De Tempel in Jeruzalem moet weer het hart van de wereld worden waar alle volken zich toe zouden kunnen wenden. Het wordt tijd voor een echte Tempel zegt het verhaal eigenlijk. Want die Tempel komt er niet zomaar, die Tempel is niet voor de sier. Alle machten die lijken tegen te werken staan uiteindelijk onder de heerschappij van de God van Israël. En reken maar dat de omringende volken zo af en toe langs kwamen om de Tempelbouwers uit te lachen. Hun goden zouden hen beschermd hebben en alleen de God van Israël had verloren. Dat er al wat ballingen teruggekeerd waren was natuurlijk geen argument. Zo’n godje als die van Israël stelde niks voor. Om dan niet met de heersende mode mee te gaan maar te blijven vertrouwen op de belofte van de God van Israël dat de nieuwe Tempel grotere luister zou hebben dan de Tempel van Salomo vergde wel heel veel. Daarom wordt nog eens benadrukt dat die godjes van de omringende volken uiteindelijk onder de macht van de God van Israël vielen. Juist het nalopen van de heersende mode had de verwoesting mogelijk gemaakt.
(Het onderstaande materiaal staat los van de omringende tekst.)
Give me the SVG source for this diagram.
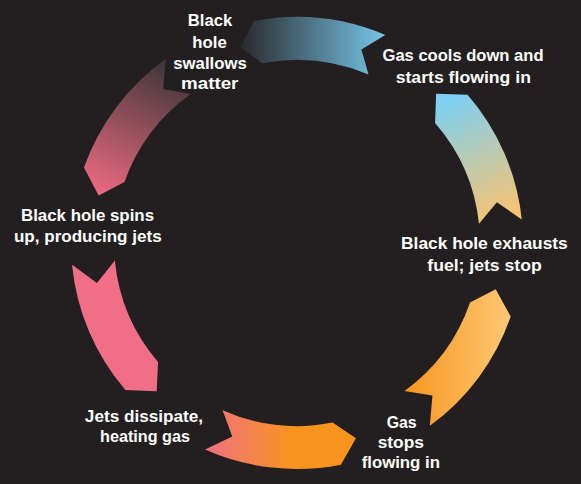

Nu moesten ze er op vertrouwen dat die Tempel vrede en voorspoed zou brengen. En natuurlijk, de Wet van heb Uw naaste lief als Uzelf, waarvoor de Tempel een bewaarplaats was, zou vrede brengen, die Wet zegt immers dat je niet mag doodslaan. Die Wet zou ook voorspoed brengen, want van delen wordt je immers rijker dan van oppotten. Maar wanneer dat zou komen moeten ook wij zelfs in onze dagen ons afvragen. Het “houd vol” en “werk door” geldt ook voor ons. Nog steeds is er geen Tempel, ook niet in de harten van de gelovigen, waar alle volken zich tot kunnen wenden. Ook vandaag de dag moeten we werken aan een bewaarplaats voor de Wet. Sinds de dagen van Paulus is die bewaarplaats ons eigen hart. Als wij van onze naaste houden als van onszelf en daarvoor alle mensen meekrijgen dan komt de vrede in de wereld en de welvaart voor iedereen op aarde. Daaraan werken kan elke dag, ook vandaag weer.